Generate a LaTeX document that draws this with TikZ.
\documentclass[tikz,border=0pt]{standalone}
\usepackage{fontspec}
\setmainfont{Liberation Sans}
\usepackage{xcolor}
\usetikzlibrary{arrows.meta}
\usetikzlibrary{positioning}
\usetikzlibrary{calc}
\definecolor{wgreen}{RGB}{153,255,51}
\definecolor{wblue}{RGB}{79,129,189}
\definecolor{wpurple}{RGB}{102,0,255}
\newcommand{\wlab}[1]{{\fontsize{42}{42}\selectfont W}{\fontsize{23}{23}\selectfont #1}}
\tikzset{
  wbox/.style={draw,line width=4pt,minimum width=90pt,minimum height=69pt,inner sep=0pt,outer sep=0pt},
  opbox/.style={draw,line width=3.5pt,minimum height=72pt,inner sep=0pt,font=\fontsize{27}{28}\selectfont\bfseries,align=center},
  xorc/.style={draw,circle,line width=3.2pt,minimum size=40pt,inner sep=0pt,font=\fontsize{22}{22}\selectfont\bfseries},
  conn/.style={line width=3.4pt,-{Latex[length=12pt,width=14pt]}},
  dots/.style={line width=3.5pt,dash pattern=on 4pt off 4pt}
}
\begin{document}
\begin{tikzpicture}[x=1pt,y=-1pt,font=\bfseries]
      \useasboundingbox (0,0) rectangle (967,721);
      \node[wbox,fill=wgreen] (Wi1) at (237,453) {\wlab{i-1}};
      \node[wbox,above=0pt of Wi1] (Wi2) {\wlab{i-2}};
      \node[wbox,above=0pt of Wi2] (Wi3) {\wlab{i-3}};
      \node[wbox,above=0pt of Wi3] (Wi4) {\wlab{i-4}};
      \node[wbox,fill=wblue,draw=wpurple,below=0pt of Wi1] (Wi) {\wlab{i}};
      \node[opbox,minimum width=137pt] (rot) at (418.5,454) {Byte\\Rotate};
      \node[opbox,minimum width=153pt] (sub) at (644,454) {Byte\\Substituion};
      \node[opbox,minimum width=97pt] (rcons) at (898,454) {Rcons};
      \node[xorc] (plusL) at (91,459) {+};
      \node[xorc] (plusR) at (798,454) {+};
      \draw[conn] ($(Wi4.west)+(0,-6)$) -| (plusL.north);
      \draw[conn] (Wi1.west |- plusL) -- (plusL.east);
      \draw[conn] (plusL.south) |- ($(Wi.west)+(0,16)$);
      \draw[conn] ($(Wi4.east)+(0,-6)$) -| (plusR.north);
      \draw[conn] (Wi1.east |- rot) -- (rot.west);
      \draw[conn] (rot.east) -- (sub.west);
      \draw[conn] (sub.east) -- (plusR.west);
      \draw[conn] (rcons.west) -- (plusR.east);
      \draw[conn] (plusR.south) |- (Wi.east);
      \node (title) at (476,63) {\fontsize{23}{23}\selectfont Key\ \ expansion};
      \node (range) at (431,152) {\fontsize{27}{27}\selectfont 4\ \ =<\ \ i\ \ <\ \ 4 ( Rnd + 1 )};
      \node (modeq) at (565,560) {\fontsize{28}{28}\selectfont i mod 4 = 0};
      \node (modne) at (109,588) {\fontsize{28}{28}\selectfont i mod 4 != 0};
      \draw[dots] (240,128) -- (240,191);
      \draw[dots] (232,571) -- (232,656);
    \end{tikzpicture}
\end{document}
────────────────────
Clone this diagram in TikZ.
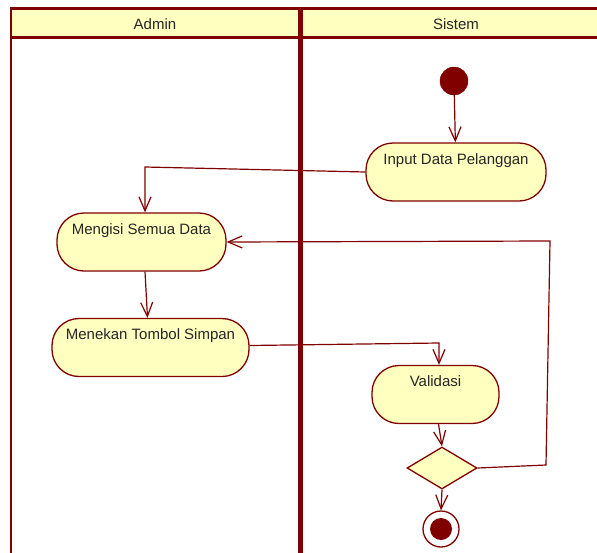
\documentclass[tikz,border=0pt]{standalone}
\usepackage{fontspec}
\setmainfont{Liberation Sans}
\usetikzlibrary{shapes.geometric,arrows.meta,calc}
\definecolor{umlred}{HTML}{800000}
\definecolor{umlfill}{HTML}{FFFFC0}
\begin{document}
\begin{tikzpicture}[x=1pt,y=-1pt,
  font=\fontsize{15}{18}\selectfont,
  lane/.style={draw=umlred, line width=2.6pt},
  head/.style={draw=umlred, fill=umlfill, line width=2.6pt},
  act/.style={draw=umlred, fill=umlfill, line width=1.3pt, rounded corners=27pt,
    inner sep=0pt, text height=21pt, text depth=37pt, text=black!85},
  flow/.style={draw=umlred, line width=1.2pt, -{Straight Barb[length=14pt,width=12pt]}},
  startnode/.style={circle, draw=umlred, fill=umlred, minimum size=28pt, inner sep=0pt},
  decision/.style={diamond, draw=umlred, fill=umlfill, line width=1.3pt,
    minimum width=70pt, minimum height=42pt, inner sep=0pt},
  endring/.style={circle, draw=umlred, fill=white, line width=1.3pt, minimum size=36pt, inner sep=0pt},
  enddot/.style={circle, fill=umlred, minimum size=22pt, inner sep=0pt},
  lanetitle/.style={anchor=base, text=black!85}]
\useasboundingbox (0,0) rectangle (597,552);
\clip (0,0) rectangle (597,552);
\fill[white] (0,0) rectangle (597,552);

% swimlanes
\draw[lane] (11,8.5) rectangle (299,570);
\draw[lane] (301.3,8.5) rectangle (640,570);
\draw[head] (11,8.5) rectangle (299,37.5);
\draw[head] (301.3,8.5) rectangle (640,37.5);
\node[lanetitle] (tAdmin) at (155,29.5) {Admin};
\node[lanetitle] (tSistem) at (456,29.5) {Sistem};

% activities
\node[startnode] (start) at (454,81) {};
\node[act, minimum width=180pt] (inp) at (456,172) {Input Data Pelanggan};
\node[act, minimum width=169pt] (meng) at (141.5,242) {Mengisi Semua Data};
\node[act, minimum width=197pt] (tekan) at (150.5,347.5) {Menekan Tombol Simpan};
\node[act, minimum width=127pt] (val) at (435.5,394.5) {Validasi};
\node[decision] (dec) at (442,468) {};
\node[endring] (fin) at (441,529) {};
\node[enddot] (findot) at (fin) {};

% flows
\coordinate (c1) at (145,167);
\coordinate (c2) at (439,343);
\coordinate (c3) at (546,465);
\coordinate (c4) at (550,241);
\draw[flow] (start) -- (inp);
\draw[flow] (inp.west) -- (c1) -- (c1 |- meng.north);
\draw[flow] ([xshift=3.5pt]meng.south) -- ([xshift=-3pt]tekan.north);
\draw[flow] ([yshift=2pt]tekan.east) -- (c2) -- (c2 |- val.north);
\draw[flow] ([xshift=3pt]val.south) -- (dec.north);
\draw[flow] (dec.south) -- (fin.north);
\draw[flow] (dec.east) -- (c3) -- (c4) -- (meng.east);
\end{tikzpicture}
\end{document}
────────────────────
## To do
In the material above, find the lines that contain "this" and show them.

## Solution below
Generate a LaTeX document that draws this with TikZ.
Clone this diagram in TikZ.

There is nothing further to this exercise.